> Set exercise: Exclude the pictures and return every line exactly as written.

> Information supplied:

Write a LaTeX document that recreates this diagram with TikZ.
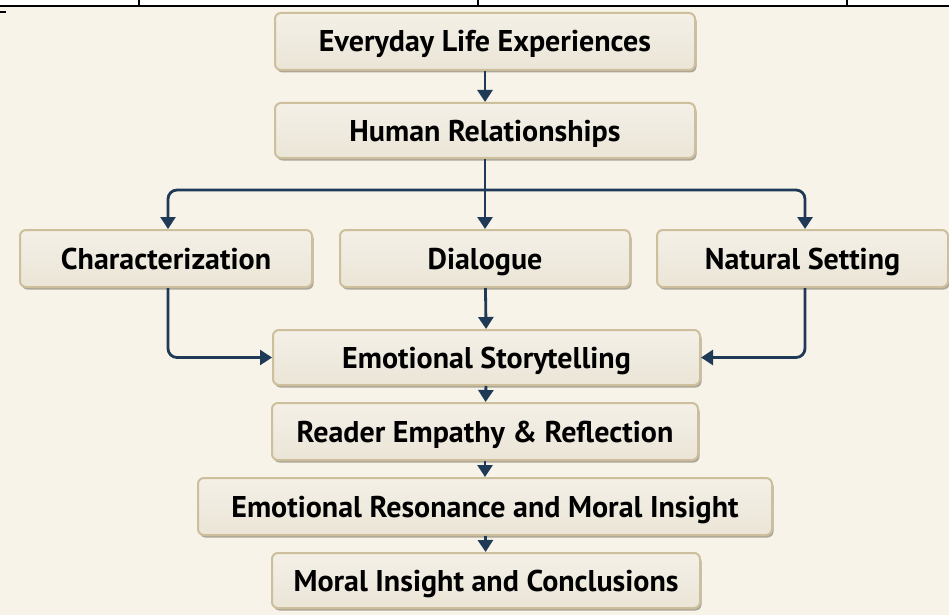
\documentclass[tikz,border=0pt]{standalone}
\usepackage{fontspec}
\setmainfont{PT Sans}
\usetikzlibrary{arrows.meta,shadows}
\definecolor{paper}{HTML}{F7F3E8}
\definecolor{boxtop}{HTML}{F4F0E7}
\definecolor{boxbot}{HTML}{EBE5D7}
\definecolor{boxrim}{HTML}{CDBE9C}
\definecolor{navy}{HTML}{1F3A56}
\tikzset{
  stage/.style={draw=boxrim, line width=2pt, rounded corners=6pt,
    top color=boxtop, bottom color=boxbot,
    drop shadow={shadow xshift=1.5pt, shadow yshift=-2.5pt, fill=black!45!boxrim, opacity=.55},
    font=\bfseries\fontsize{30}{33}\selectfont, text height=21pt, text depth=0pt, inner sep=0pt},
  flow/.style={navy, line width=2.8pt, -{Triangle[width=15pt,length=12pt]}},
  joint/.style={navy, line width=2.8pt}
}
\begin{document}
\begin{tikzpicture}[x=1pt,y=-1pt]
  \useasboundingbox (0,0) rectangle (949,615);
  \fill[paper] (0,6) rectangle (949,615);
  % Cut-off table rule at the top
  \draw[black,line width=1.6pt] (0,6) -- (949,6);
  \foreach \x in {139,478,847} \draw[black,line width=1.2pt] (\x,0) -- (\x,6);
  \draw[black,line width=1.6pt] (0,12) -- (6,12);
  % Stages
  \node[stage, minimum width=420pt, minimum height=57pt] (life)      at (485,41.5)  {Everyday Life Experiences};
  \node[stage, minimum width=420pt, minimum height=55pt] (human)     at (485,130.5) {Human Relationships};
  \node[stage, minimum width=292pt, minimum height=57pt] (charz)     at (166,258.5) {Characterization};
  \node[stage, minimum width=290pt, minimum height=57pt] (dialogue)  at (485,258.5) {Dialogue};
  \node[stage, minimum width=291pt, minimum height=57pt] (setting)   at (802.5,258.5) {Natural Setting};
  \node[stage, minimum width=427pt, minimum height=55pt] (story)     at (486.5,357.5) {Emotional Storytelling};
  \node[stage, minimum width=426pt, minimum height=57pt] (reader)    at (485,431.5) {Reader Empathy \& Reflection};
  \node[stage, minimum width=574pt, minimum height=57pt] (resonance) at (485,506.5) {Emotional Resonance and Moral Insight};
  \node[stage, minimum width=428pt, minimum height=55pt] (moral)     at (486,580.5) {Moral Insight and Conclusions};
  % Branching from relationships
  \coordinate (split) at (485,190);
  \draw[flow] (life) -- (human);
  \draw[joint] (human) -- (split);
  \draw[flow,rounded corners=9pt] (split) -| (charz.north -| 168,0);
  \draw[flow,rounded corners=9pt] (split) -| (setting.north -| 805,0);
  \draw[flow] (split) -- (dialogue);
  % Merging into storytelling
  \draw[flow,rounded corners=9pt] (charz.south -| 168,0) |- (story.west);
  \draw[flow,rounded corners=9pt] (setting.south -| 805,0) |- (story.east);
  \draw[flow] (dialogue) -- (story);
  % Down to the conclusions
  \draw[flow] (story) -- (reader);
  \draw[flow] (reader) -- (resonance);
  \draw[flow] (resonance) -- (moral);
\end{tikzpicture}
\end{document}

> Final result:
Write a LaTeX document that recreates this diagram with TikZ.
\documentclass[tikz,border=0pt]{standalone}
\usepackage{fontspec}
\setmainfont{PT Sans}
\usetikzlibrary{arrows.meta,shadows}
\definecolor{paper}{HTML}{F7F3E8}
\definecolor{boxtop}{HTML}{F4F0E7}
\definecolor{boxbot}{HTML}{EBE5D7}
\definecolor{boxrim}{HTML}{CDBE9C}
\definecolor{navy}{HTML}{1F3A56}
\tikzset{
  stage/.style={draw=boxrim, line width=2pt, rounded corners=6pt,
    top color=boxtop, bottom color=boxbot,
    drop shadow={shadow xshift=1.5pt, shadow yshift=-2.5pt, fill=black!45!boxrim, opacity=.55},
    font=\bfseries\fontsize{30}{33}\selectfont, text height=21pt, text depth=0pt, inner sep=0pt},
  flow/.style={navy, line width=2.8pt, -{Triangle[width=15pt,length=12pt]}},
  joint/.style={navy, line width=2.8pt}
}
\begin{document}
\begin{tikzpicture}[x=1pt,y=-1pt]
  \useasboundingbox (0,0) rectangle (949,615);
  \fill[paper] (0,6) rectangle (949,615);
  % Cut-off table rule at the top
  \draw[black,line width=1.6pt] (0,6) -- (949,6);
  \foreach \x in {139,478,847} \draw[black,line width=1.2pt] (\x,0) -- (\x,6);
  \draw[black,line width=1.6pt] (0,12) -- (6,12);
  % Stages
  \node[stage, minimum width=420pt, minimum height=57pt] (life)      at (485,41.5)  {Everyday Life Experiences};
  \node[stage, minimum width=420pt, minimum height=55pt] (human)     at (485,130.5) {Human Relationships};
  \node[stage, minimum width=292pt, minimum height=57pt] (charz)     at (166,258.5) {Characterization};
  \node[stage, minimum width=290pt, minimum height=57pt] (dialogue)  at (485,258.5) {Dialogue};
  \node[stage, minimum width=291pt, minimum height=57pt] (setting)   at (802.5,258.5) {Natural Setting};
  \node[stage, minimum width=427pt, minimum height=55pt] (story)     at (486.5,357.5) {Emotional Storytelling};
  \node[stage, minimum width=426pt, minimum height=57pt] (reader)    at (485,431.5) {Reader Empathy \& Reflection};
  \node[stage, minimum width=574pt, minimum height=57pt] (resonance) at (485,506.5) {Emotional Resonance and Moral Insight};
  \node[stage, minimum width=428pt, minimum height=55pt] (moral)     at (486,580.5) {Moral Insight and Conclusions};
  % Branching from relationships
  \coordinate (split) at (485,190);
  \draw[flow] (life) -- (human);
  \draw[joint] (human) -- (split);
  \draw[flow,rounded corners=9pt] (split) -| (charz.north -| 168,0);
  \draw[flow,rounded corners=9pt] (split) -| (setting.north -| 805,0);
  \draw[flow] (split) -- (dialogue);
  % Merging into storytelling
  \draw[flow,rounded corners=9pt] (charz.south -| 168,0) |- (story.west);
  \draw[flow,rounded corners=9pt] (setting.south -| 805,0) |- (story.east);
  \draw[flow] (dialogue) -- (story);
  % Down to the conclusions
  \draw[flow] (story) -- (reader);
  \draw[flow] (reader) -- (resonance);
  \draw[flow] (resonance) -- (moral);
\end{tikzpicture}
\end{document}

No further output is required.